We feature today a book with an unwelcome message for many regions of New Zealand. Though it is called Rebooting the Regions, sociologist Paul Spoonley argues in it that some regions of declining population and business should accept their fate and adopt strategies of "smart decline".

This means recognising that the young and those of working age will continue to drift away but the ageing population that remains presents its own opportunities. Rather than spend money on facilities for young people in hope of holding back the tide, smart councils in these towns and districts will invest in facilities for the old.

People of retirement age are a rapidly growing demographic that remains fit and active well into their seventies. Not all of those who have retired in Auckland want to stay there. Not by any means. The idea of cashing in on the Auckland house to buy a much better house in a smaller and pleasant community, is attractive to many.

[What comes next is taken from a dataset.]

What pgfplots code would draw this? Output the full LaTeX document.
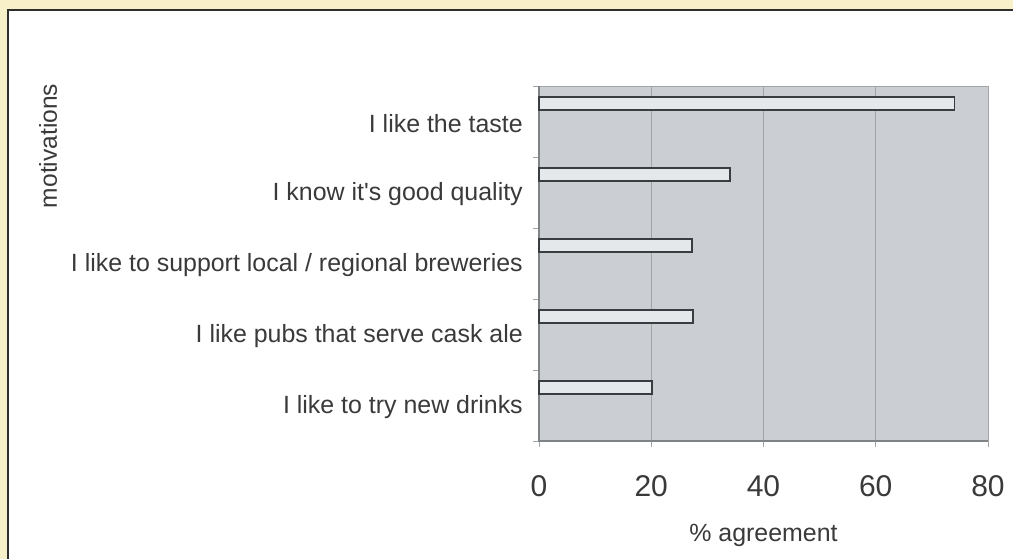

Places in "smart decline" will work out what might make them attractive, if they are not already. They could start with their appearance. Spoonley mentions that Ruapehu District Council is asking Taumarunui residents for their views on a scheme for improving its main street which is spoiled by closed shops. It may bring the remaining shops closer together and do something with the green spaces left.


Few towns in New Zealand do not sit in a beautiful landscape, most have a river or sea nearby. For the most part our built environment does not begin to match our natural blessings. The rough and ready character of pioneer settlement still prevails. Farm service towns had no need to worry about their appearance in their heyday and have not done much about it in their decline.

But smart decline also means attending to social conditions. If those school leavers who have not moved away are hanging around town unemployed and bored, work or training needs to be found for them. Beautification projects should provide some.

Retired populations create plenty of demand, and plenty of volunteers for clubs and community life. They attract their own health services. Kawerau now has more doctors than it had when it was thriving. Retired baby boomers still patronise cinemas, rock concerts and restaurants. They might make the place so pleasant, young families will come back.